Case 1: very sparse; 500 different flags; average of 3-20 flags set:
CREATE TABLE x (
id INT UNSIGNED NOT NULL COMMENT 'JOIN to main table',
flag SMALLINT UNSIGNED NOT NULL COMMENT 'flag number (1-500)',
PRIMARY KEY(id, flag), -- for INSERT & DELETE
INDEX(flag, id) -- for SELECT
);
# For all flags set:
SELECT ...
FROM MainTable m
JOIN ( SELECT id
FROM (
( SELECT id FROM x WHERE flag = 23 )
UNION ALL
( SELECT id FROM x WHERE flag = 196 )
) x
GROUP BY id
HAVING COUNT(*) = 2
) y ON x.id = m.id
...
# For all flags reset:
SELECT ...
FROM MainTable m
LEFT JOIN x ON x.id = m.id
AND flag IN (23, 196)
WHERE x.id IS NULL -- "none of the flags are set"
...
Adjust INT, SMALLINT to MEDIUMINT/TINYINT if appropriate.
Construct the SELECTs in the UNION dynamically.
Construct the IN(...) and the HAVING count dynamically.

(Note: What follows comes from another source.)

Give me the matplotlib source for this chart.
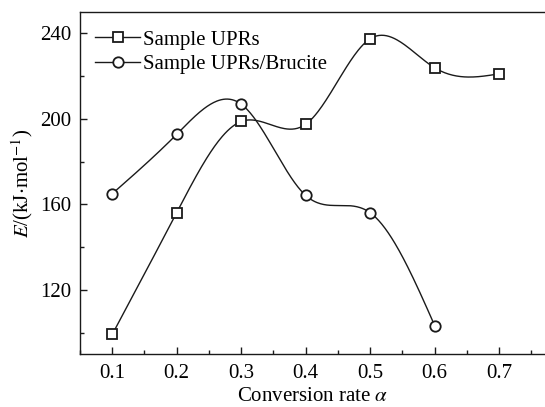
import numpy as np
import matplotlib
matplotlib.use("Agg")
import matplotlib.pyplot as plt
from matplotlib.ticker import MultipleLocator

plt.rcParams['font.family'] = ['Liberation Serif', 'DejaVu Serif']
plt.rcParams['mathtext.fontset'] = 'stix'

alpha = [0.1, 0.2, 0.3, 0.4, 0.5, 0.6, 0.7]
upr = [99.2, 156.2, 198.8, 197.5, 237.5, 223.9, 221.1]
alpha_b = [0.1, 0.2, 0.3, 0.4, 0.5, 0.6]
brucite = [165.0, 192.8, 206.9, 164.2, 156.1, 103.3]


def natural_spline(x, y, n=300):
    x = np.asarray(x, float); y = np.asarray(y, float)
    k = len(x); h = np.diff(x)
    A = np.zeros((k, k)); r = np.zeros(k)
    A[0, 0] = A[-1, -1] = 1
    for i in range(1, k - 1):
        A[i, i - 1] = h[i - 1]; A[i, i] = 2 * (h[i - 1] + h[i]); A[i, i + 1] = h[i]
        r[i] = 3 * ((y[i + 1] - y[i]) / h[i] - (y[i] - y[i - 1]) / h[i - 1])
    c = np.linalg.solve(A, r)
    b = (y[1:] - y[:-1]) / h - h * (2 * c[:-1] + c[1:]) / 3
    d = (c[1:] - c[:-1]) / (3 * h)
    xs = np.linspace(x[0], x[-1], n)
    idx = np.clip(np.searchsorted(x, xs) - 1, 0, k - 2)
    dx = xs - x[idx]
    ys = y[idx] + b[idx] * dx + c[idx] * dx ** 2 + d[idx] * dx ** 3
    return xs, ys


fig = plt.figure(figsize=(5.45, 4.07), dpi=100)
ax = fig.add_axes([0.1468, 0.130, 0.8532, 0.8405])

lw = 1.0
ms = 7.5
col = '#1a1a1a'
xs, ys = natural_spline(alpha, upr)
ax.plot(xs, ys, color=col, lw=lw)
ax.plot(alpha, upr, ls='none', marker='s', ms=ms, mfc='white', mec=col, mew=1.3)
xs, ys = natural_spline(alpha_b, brucite)
ax.plot(xs, ys, color=col, lw=lw)
ax.plot(alpha_b, brucite, ls='none', marker='o', ms=ms, mfc='white', mec=col, mew=1.3)

h1, = ax.plot([], [], color=col, lw=lw, marker='s', ms=ms, mfc='white', mec=col, mew=1.3)
h2, = ax.plot([], [], color=col, lw=lw, marker='o', ms=ms, mfc='white', mec=col, mew=1.3)
ax.legend([h1, h2], ['Sample UPRs', 'Sample UPRs/Brucite'], loc='upper left',
          bbox_to_anchor=(0.0, 0.99), frameon=False, fontsize=15,
          handlelength=2.2, handletextpad=0.12, labelspacing=0.25, borderaxespad=0.3)

ax.set_xlim(0.05, 0.771)
ax.set_ylim(90, 250)
ax.xaxis.set_minor_locator(MultipleLocator(0.05))
ax.yaxis.set_major_locator(MultipleLocator(40))
ax.yaxis.set_minor_locator(MultipleLocator(20))
ax.set_xticks(alpha)
ax.set_xticklabels(['0.1', '0.2', '0.3', '0.4', '0.5', '0.6', '0.7'])
ax.tick_params(which='both', direction='in', labelsize=15, width=1.0, color=col)
ax.tick_params(which='major', length=5)
ax.tick_params(which='minor', length=3)
ax.tick_params(axis='x', pad=7)
ax.tick_params(axis='y', pad=6)
ax.spines['right'].set_visible(False)
for s in ['left', 'bottom', 'top']:
    ax.spines[s].set_linewidth(1.0)
    ax.spines[s].set_color(col)

ax.set_xlabel(r'Conversion rate $\alpha$', fontsize=15, labelpad=3)
ax.set_ylabel(r'$\mathit{E}$/(kJ$\cdot$mol$^{-1}$)', fontsize=15, labelpad=4)

fig.savefig('out.png', dpi=100)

Case 2: not sparse; 500 different flags; 100-400 flags set:
This will be best done via a "table scan":
CREATE TABLE x (
id INT UNSIGNED NOT NULL COMMENT 'JOIN to main table',
group1 INT UNSIGNED NOT NULL COMMENT 'some of the flags',
group2 INT UNSIGNED NOT NULL COMMENT 'some more flags',
group3 SMALLINT UNSIGNED NOT NULL COMMENT 'the last few flags',
PRIMARY KEY (id), -- for INSERT & DELETE
);
# For checking several flags being all set:
SELECT ...
FROM MainTable m
JOIN ( SELECT id
FROM x
WHERE ((group2 & 0x305f) = 0x305f)
AND ((group5 & 0xe41) = 0xe41)
) x ON x.id = m.id
...
# Checking that several flags are reset:
WHERE ((group2 & 0x305f) = 0)
AND ((group5 & 0xe41) = 0)
# This design even allows for a mixture of set and reset:
WHERE ((group2 & 0x305f) = 0x0019)
AND ((group5 & 0xe41) = 0xc40)
* The 500 flags are broken up into groups.
* Each group has no more than 32 flags.
* When a 'group' is 24 bits or smaller, pick MEDIUMINT/SMALLINT/TINYINT.
* You have to build the WHERE clause.
* If many queries use _only_ group1, then add
INDEX(group1, id)
Performance note:
For case 2, I chose to build a separate table instead of adding the new fields to the existing table (MainTable). Why? Because the table scan will have to read all the data; this is probably faster in a smaller table. (`x` is smaller than `MainTable` because of having fewer columns.)